WRITTEN TASK:
Leave the pictures out and quote every line from the start of the listing to the line with "const yMinorTicks = [50,150,250,350,450,550,650];", inclusive.

=-=-=

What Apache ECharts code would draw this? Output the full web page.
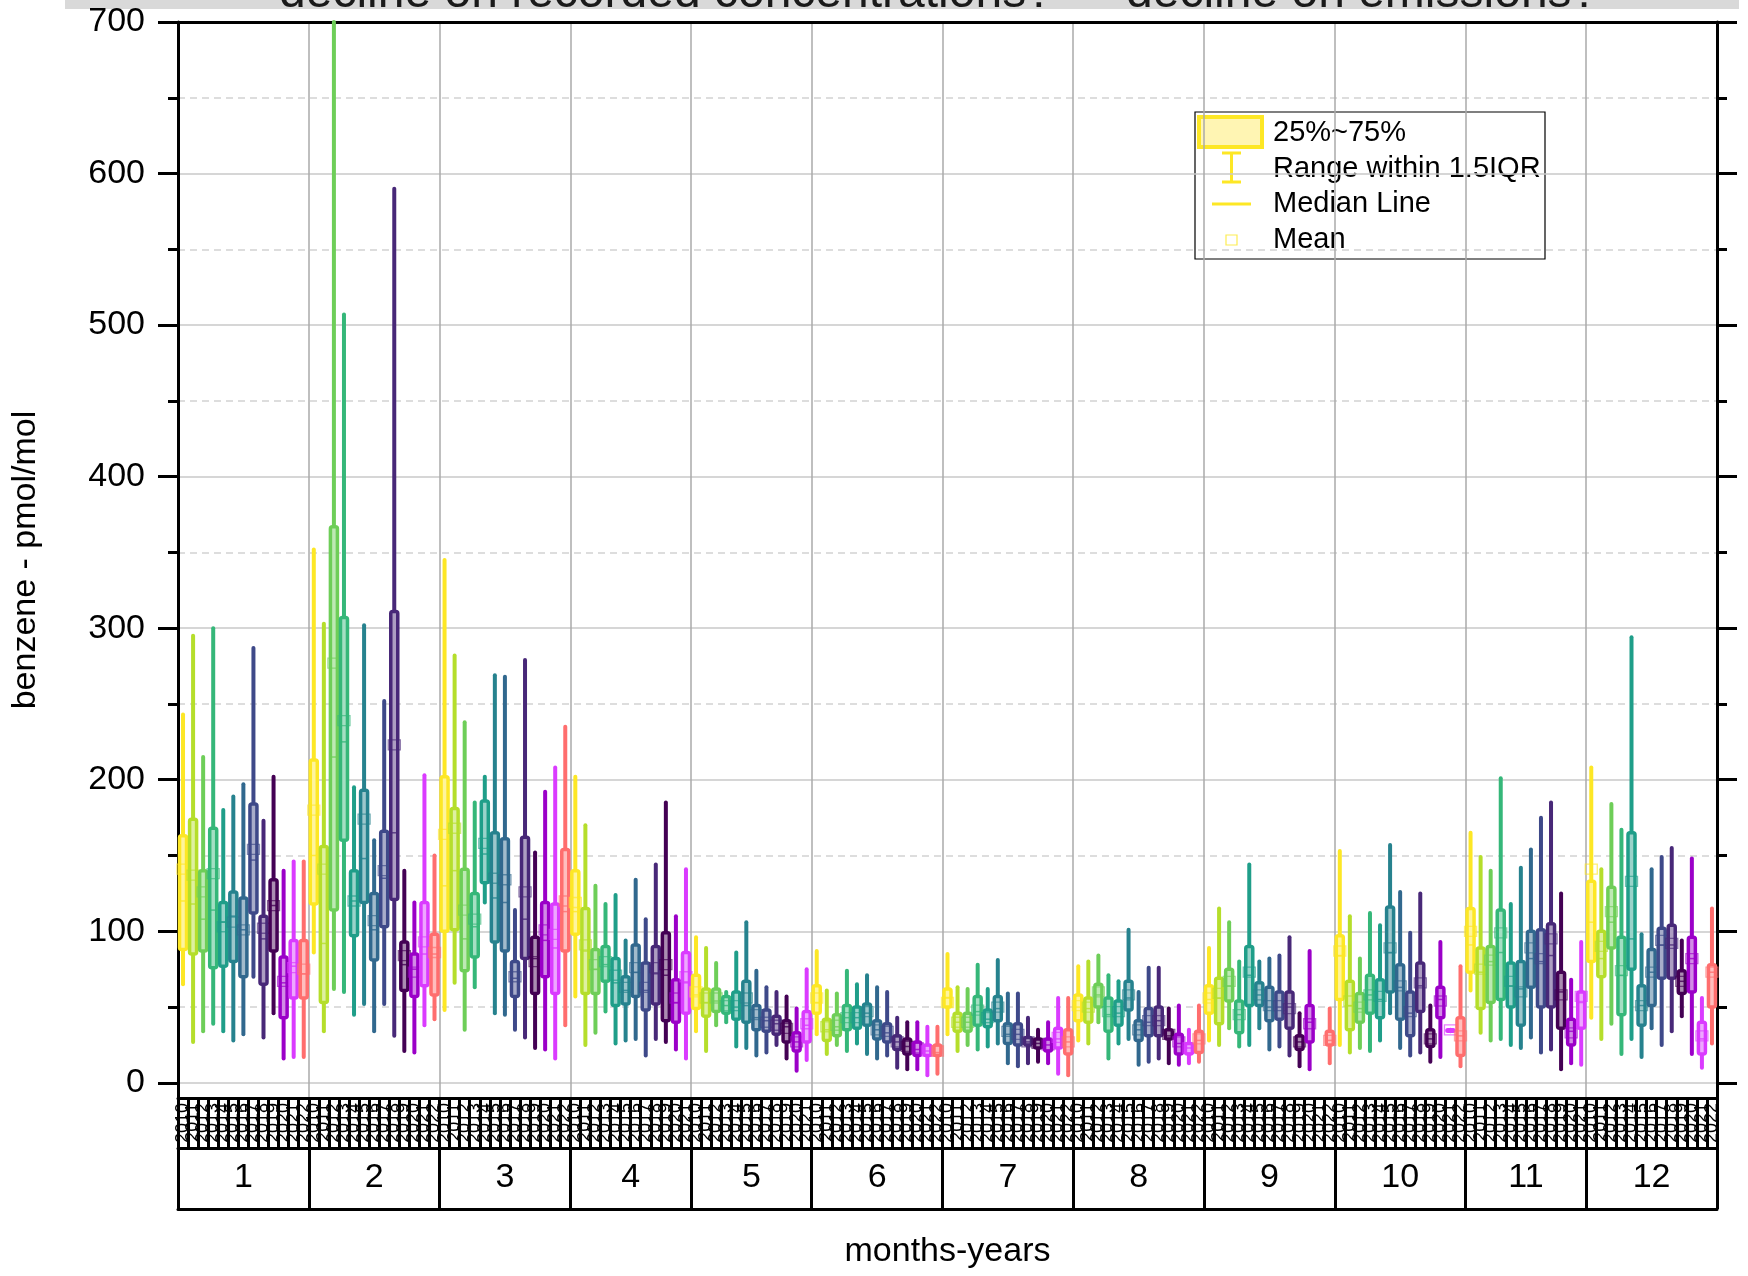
<!DOCTYPE html>
<html><head><meta charset="utf-8">
<script src="https://cdn.jsdelivr.net/npm/echarts@6/dist/echarts.min.js"></script>
<style>html,body{margin:0;padding:0;background:#fff}#c{width:1748px;height:1276px}</style>
</head><body><div id="c"></div>
<script>
const years = ['2010','2011','2012','2013','2014','2015','2016','2017','2018','2019','2020','2021','2022'];
const months = ['1','2','3','4','5','6','7','8','9','10','11','12'];
const yearColors = ['#FDE725','#B5DE2B','#6ECE58','#35B779','#1F9E89','#26828E','#31688E','#3E4989','#482878','#440154','#9B00C8','#DA3BFF','#FF6E6E'];
const yTicks = [0,100,200,300,400,500,600,700];
const yMinorTicks = [50,150,250,350,450,550,650];

const lowerWhisker = [
  [65,27,34,39,34,28,32,70,30,46,16,17,17],
  [86,34,62,60,45,52,34,52,31,21,20,38,42],
  [48,66,35,63,119,46,45,35,30,23,22,16,38],
  [57,25,33,47,26,28,29,18,29,27,22,16],
  [34,21,38,40,24,23,18,20,25,16,8,15],
  [32,19,25,21,26,19,16,18,10,9,9,5,6],
  [32,21,25,22,24,26,13,11,13,14,13,6,5],
  [28,26,40,16,26,29,12,14,16,13,12,13,14],
  [28,25,36,24,25,36,22,24,18,11,9,null,13],
  [25,20,23,21,28,46,23,18,20,14,17,34,11],
  [61,33,28,29,25,23,30,20,22,9,13,12],
  [43,29,39,19,29,17,36,25,34,44,19,10,26]
];
const q1 = [
  [88,85,87,76,77,80,70,112,65,87,43,56,56],
  [118,53,114,160,97,119,81,103,121,61,57,64,58],
  [100,101,74,83,132,93,87,57,82,59,70,59,87],
  [98,59,59,67,51,52,57,48,52,41,40,46],
  [49,44,47,46,42,40,35,34,32,27,21,27],
  [46,28,31,35,36,38,29,27,22,19,18,18,18],
  [50,34,34,38,37,41,26,25,25,23,21,23,19],
  [41,40,50,34,38,48,28,31,31,29,19,19,20],
  [46,39,54,33,51,51,41,42,36,22,27,null,25],
  [55,35,40,46,43,60,42,31,47,24,43,34,18],
  [73,49,53,55,50,38,63,50,50,36,25,36],
  [80,70,89,45,75,38,51,69,69,59,60,19,50]
];
const median = [
  [120,118,108,114,106,110,101,147,95,117,66,77,72],
  [150,92,215,225,120,148,101,135,165,78,75,85,85],
  [130,140,95,103,151,122,119,69,108,82,94,89,113],
  [113,87,75,78,66,61,73,61,72,71,53,66],
  [58,53,54,51,50,51,43,41,39,37,27,38],
  [53,35,37,43,43,46,35,33,27,24,22,21,20],
  [56,40,40,47,42,49,32,32,27,26,25,29,27],
  [50,49,58,45,46,56,35,40,41,31,26,23,28],
  [55,56,64,45,71,58,50,50,50,27,40,null,28],
  [84,51,49,58,55,86,63,46,64,29,55,35,31],
  [91,73,80,86,64,62,82,80,84,60,34,53],
  [106,82,106,71,95,51,73,91,91,67,82,29,73]
];
const q3 = [
  [163,174,140,168,119,126,122,184,110,134,83,94,94],
  [213,156,367,307,140,193,125,166,311,93,85,119,98],
  [202,181,141,125,186,165,161,80,162,96,119,118,154],
  [140,115,88,90,82,70,91,79,90,99,68,86],
  [71,62,62,57,60,67,51,48,44,41,33,47],
  [64,42,45,51,50,52,41,39,31,29,27,25,25],
  [62,46,46,57,48,57,39,39,30,29,29,36,35],
  [58,56,65,56,54,67,41,49,50,35,32,26,34],
  [64,69,75,54,90,66,63,60,60,31,51,null,34],
  [97,67,59,71,68,116,78,60,79,35,63,35,43],
  [115,89,90,114,79,80,100,101,105,73,42,60],
  [133,100,129,96,165,64,88,102,104,74,96,40,78]
];
const upperWhisker = [
  [243,295,215,300,180,189,197,287,173,202,140,146,146],
  [352,303,700,507,195,302,160,252,590,140,119,203,150],
  [345,282,238,185,202,269,268,114,279,152,192,208,235],
  [202,170,130,118,124,94,134,108,144,185,110,141],
  [96,89,79,60,86,106,74,63,60,57,49,75],
  [87,61,59,74,65,71,63,60,43,40,40,37,37],
  [85,63,62,78,62,81,59,59,43,35,40,56,56],
  [77,80,84,71,67,101,60,76,76,49,51,35,51],
  [89,115,106,80,144,80,82,84,96,46,87,null,49],
  [153,110,82,112,104,157,126,99,125,51,93,35,77],
  [165,149,140,201,118,142,154,175,185,125,68,93],
  [208,141,184,167,294,98,141,149,155,94,148,56,115]
];
const mean = [
  [141,137,126,138,103,106,101,154,102,117,67,76,75],
  [180,141,277,239,120,174,107,140,223,84,73,93,86],
  [164,168,114,108,158,135,134,70,126,80,101,98,120],
  [119,91,78,80,71,63,76,63,76,78,56,70],
  [60,56,56,51,51,56,45,40,38,36,27,39],
  [56,37,38,43,43,47,35,34,27,24,23,21,21],
  [53,40,40,48,43,50,34,32,27,26,25,30,27],
  [51,50,60,47,47,58,35,41,41,32,27,23,29],
  [56,59,67,45,73,58,51,51,49,27,39,null,28],
  [87,54,50,58,57,89,64,47,66,29,54,35,31],
  [100,75,81,99,67,60,89,82,95,58,33,57],
  [141,90,113,74,133,51,73,94,92,67,82,31,73]
];

// ---- build categories & items ----
const categories = [];
const monthStart = [];
const monthCount = [];
const items = [];
for (let m = 0; m < months.length; m++) {
  monthStart.push(categories.length);
  monthCount.push(q1[m].length);
  for (let y = 0; y < q1[m].length; y++) {
    const idx = categories.length;
    categories.push(months[m] + '-' + years[y]);
    if (q1[m][y] != null) {
      items.push([idx, lowerWhisker[m][y], q1[m][y], median[m][y], q3[m][y], upperWhisker[m][y], mean[m][y], y]);
    }
  }
}
const monthStartSet = new Set(monthStart);
const monthLabelIdx = {};
monthStart.forEach((s, m) => { monthLabelIdx[s + 6] = m; });

function mix(hex, t) {
  const r = parseInt(hex.slice(1,3),16), g = parseInt(hex.slice(3,5),16), b = parseInt(hex.slice(5,7),16);
  const f = v => Math.round(v + (255 - v) * t);
  return 'rgb(' + f(r) + ',' + f(g) + ',' + f(b) + ')';
}
const paleColors = yearColors.map(c => mix(c, 0.55));

function renderBox(params, api) {
  const x = api.value(0);
  const yi = api.value(7);
  const c = yearColors[yi];
  const pLo = api.coord([x, api.value(1)]);
  const pQ1 = api.coord([x, api.value(2)]);
  const pMd = api.coord([x, api.value(3)]);
  const pQ3 = api.coord([x, api.value(4)]);
  const pHi = api.coord([x, api.value(5)]);
  const pMn = api.coord([x, api.value(6)]);
  const cx = pQ1[0];
  const bw = 7;
  return {
    type: 'group',
    children: [
      { type: 'line', shape: { x1: cx, y1: pLo[1], x2: cx, y2: pHi[1] }, style: { stroke: c, lineWidth: 4, lineCap: 'round' } },
      { type: 'rect', shape: { x: cx - bw / 2, y: pQ3[1], width: bw, height: Math.max(pQ1[1] - pQ3[1], 1), r: 2 }, style: { fill: paleColors[yi], stroke: c, lineWidth: 3.5 } },
      { type: 'line', shape: { x1: cx - bw / 2, y1: pMd[1], x2: cx + bw / 2, y2: pMd[1] }, style: { stroke: c, lineWidth: 1.5, opacity: 0.8 } },
      { type: 'rect', shape: { x: cx - 6, y: pMn[1] - 5, width: 12, height: 10 }, style: { fill: 'none', stroke: c, lineWidth: 1.3, opacity: 0.65 } }
    ]
  };
}

const FONT = '"Liberation Sans", Arial, sans-serif';
const chart = echarts.init(document.getElementById('c'), null, { renderer: 'canvas' });
const option = {
  backgroundColor: '#ffffff',
  animation: false,
  textStyle: { fontFamily: FONT },
  grid: { left: 178, right: 31, top: 22, bottom: 178, containLabel: false },
  xAxis: [
    {
      type: 'category', data: categories, position: 'bottom', boundaryGap: true,
      axisLine: { show: true, onZero: false, lineStyle: { color: '#000', width: 3 } },
      axisTick: { show: true, interval: 0, alignWithLabel: false, length: 50, lineStyle: { color: '#000', width: 3 } },
      axisLabel: { show: true, interval: 0, rotate: 90, fontSize: 18, color: '#000', margin: 5, hideOverlap: false,
        formatter: v => v.split('-')[1] },
      splitLine: { show: false },
      name: 'months-years', nameLocation: 'middle', nameGap: 137,
      nameTextStyle: { fontSize: 34, color: '#000', fontFamily: FONT }
    },
    {
      type: 'category', data: categories, position: 'bottom', offset: 50, boundaryGap: true,
      axisLine: { show: true, onZero: false, lineStyle: { color: '#000', width: 3 } },
      axisTick: { show: true, alignWithLabel: false, length: 61, interval: (i) => monthStartSet.has(i), lineStyle: { color: '#000', width: 3 } },
      axisLabel: { show: true, interval: (i) => (i in monthLabelIdx), fontSize: 34, color: '#000', margin: 13, hideOverlap: false,
        formatter: (v, i) => {
          const m = v.split('-')[0];
          const mi = months.indexOf(m);
          return monthCount[mi] === 12 ? '{s|' + m + '}' : m;
        },
        rich: { s: { fontSize: 34, color: '#000', padding: [0, 10, 0, 0], fontFamily: FONT } } },
      splitLine: { show: true, interval: (i) => monthStartSet.has(i), lineStyle: { color: '#aaaaaa', width: 1.5 } }
    },
    {
      type: 'category', data: categories, position: 'bottom', offset: 111,
      axisLine: { show: true, onZero: false, lineStyle: { color: '#000', width: 3 } },
      axisTick: { show: false }, axisLabel: { show: false }, splitLine: { show: false }
    },
    {
      type: 'category', data: categories, position: 'top',
      axisLine: { show: true, onZero: false, lineStyle: { color: '#000', width: 3 } },
      axisTick: { show: false }, axisLabel: { show: false }, splitLine: { show: false }
    }
  ],
  yAxis: [
    {
      type: 'value', min: -10, max: 700, position: 'left',
      axisLine: { show: true, onZero: false, lineStyle: { color: '#000', width: 3 } },
      axisTick: { show: true, inside: false, length: 20, customValues: yTicks, lineStyle: { color: '#000', width: 3 } },
      axisLabel: { show: true, customValues: yTicks, fontSize: 34, color: '#000', margin: 33 },
      splitLine: { show: true, lineStyle: { color: '#c8c8c8', width: 1.5 } },
      name: 'benzene - pmol/mol', nameLocation: 'middle', nameGap: 135,
      nameTextStyle: { fontSize: 34, color: '#000', fontFamily: FONT }
    },
    {
      type: 'value', min: -10, max: 700, position: 'left',
      axisLine: { show: false },
      axisTick: { show: true, inside: false, length: 10, customValues: yMinorTicks, lineStyle: { color: '#000', width: 3 } },
      axisLabel: { show: false },
      splitLine: { show: true, lineStyle: { color: '#d2d2d2', width: 1.5, type: [7, 5] } }
    },
    {
      type: 'value', min: -10, max: 700, position: 'right',
      axisLine: { show: true, onZero: false, lineStyle: { color: '#000', width: 3 } },
      axisTick: { show: true, inside: false, length: 20, customValues: yTicks, lineStyle: { color: '#000', width: 3 } },
      axisLabel: { show: false }, splitLine: { show: false }
    },
    {
      type: 'value', min: -10, max: 700, position: 'right',
      axisLine: { show: false },
      axisTick: { show: true, inside: false, length: 10, customValues: yMinorTicks, lineStyle: { color: '#000', width: 3 } },
      axisLabel: { show: false }, splitLine: { show: false }
    }
  ],
  series: [
    {
      type: 'custom', name: 'benzene', coordinateSystem: 'cartesian2d', xAxisIndex: 0, yAxisIndex: 0,
      renderItem: renderBox, encode: { x: 0, y: [1, 2, 3, 4, 5] }, data: items, z: 5
    }
  ],
  graphic: [
    { type: 'rect', shape: { x: 65, y: 0, width: 1674, height: 9 }, style: { fill: '#d9d9d9' }, z: 0 },
    { type: 'text', x: 279, y: 18, style: { text: 'decline on recorded concentrations?', font: '48px ' + FONT, fill: '#1a1a1a', verticalAlign: 'bottom' }, z: 1 },
    { type: 'text', x: 1126, y: 18, style: { text: 'decline on emissions?', font: '48px ' + FONT, fill: '#1a1a1a', verticalAlign: 'bottom' }, z: 1 },
    {
      type: 'group', z: 100, children: [
        { type: 'rect', shape: { x: 1195, y: 112, width: 350, height: 147 }, style: { fill: '#fff', stroke: '#000', lineWidth: 1.2 } },
        { type: 'rect', shape: { x: 1199, y: 117, width: 63, height: 30 }, style: { fill: '#FFF5B3', stroke: '#FDE725', lineWidth: 4 } },
        { type: 'line', shape: { x1: 1231.5, y1: 153, x2: 1231.5, y2: 182 }, style: { stroke: '#FDE725', lineWidth: 3 } },
        { type: 'line', shape: { x1: 1222, y1: 153, x2: 1241, y2: 153 }, style: { stroke: '#FDE725', lineWidth: 3 } },
        { type: 'line', shape: { x1: 1222, y1: 182, x2: 1241, y2: 182 }, style: { stroke: '#FDE725', lineWidth: 3 } },
        { type: 'line', shape: { x1: 1212, y1: 204, x2: 1251, y2: 204 }, style: { stroke: '#FDE725', lineWidth: 3 } },
        { type: 'rect', shape: { x: 1226, y: 235, width: 11, height: 10 }, style: { fill: 'none', stroke: '#FDE725', lineWidth: 1.2, opacity: 0.8 } },
        { type: 'text', x: 1273, y: 133, style: { text: '25%~75%', font: '29px ' + FONT, fill: '#000', verticalAlign: 'middle' } },
        { type: 'text', x: 1273, y: 169, style: { text: 'Range within 1.5IQR', font: '29px ' + FONT, fill: '#000', verticalAlign: 'middle' } },
        { type: 'text', x: 1273, y: 204, style: { text: 'Median Line', font: '29px ' + FONT, fill: '#000', verticalAlign: 'middle' } },
        { type: 'text', x: 1273, y: 240, style: { text: 'Mean', font: '29px ' + FONT, fill: '#000', verticalAlign: 'middle' } }
      ]
    }
  ]
};
chart.setOption(option);
</script>
</body></html>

=-=-=

RESPONSE TO THIS EXERCISE:
What Apache ECharts code would draw this? Output the full web page.
<!DOCTYPE html>
<html><head><meta charset="utf-8">
<script src="https://cdn.jsdelivr.net/npm/echarts@6/dist/echarts.min.js"></script>
<style>html,body{margin:0;padding:0;background:#fff}#c{width:1748px;height:1276px}</style>
</head><body><div id="c"></div>
<script>
const years = ['2010','2011','2012','2013','2014','2015','2016','2017','2018','2019','2020','2021','2022'];
const months = ['1','2','3','4','5','6','7','8','9','10','11','12'];
const yearColors = ['#FDE725','#B5DE2B','#6ECE58','#35B779','#1F9E89','#26828E','#31688E','#3E4989','#482878','#440154','#9B00C8','#DA3BFF','#FF6E6E'];
const yTicks = [0,100,200,300,400,500,600,700];
const yMinorTicks = [50,150,250,350,450,550,650];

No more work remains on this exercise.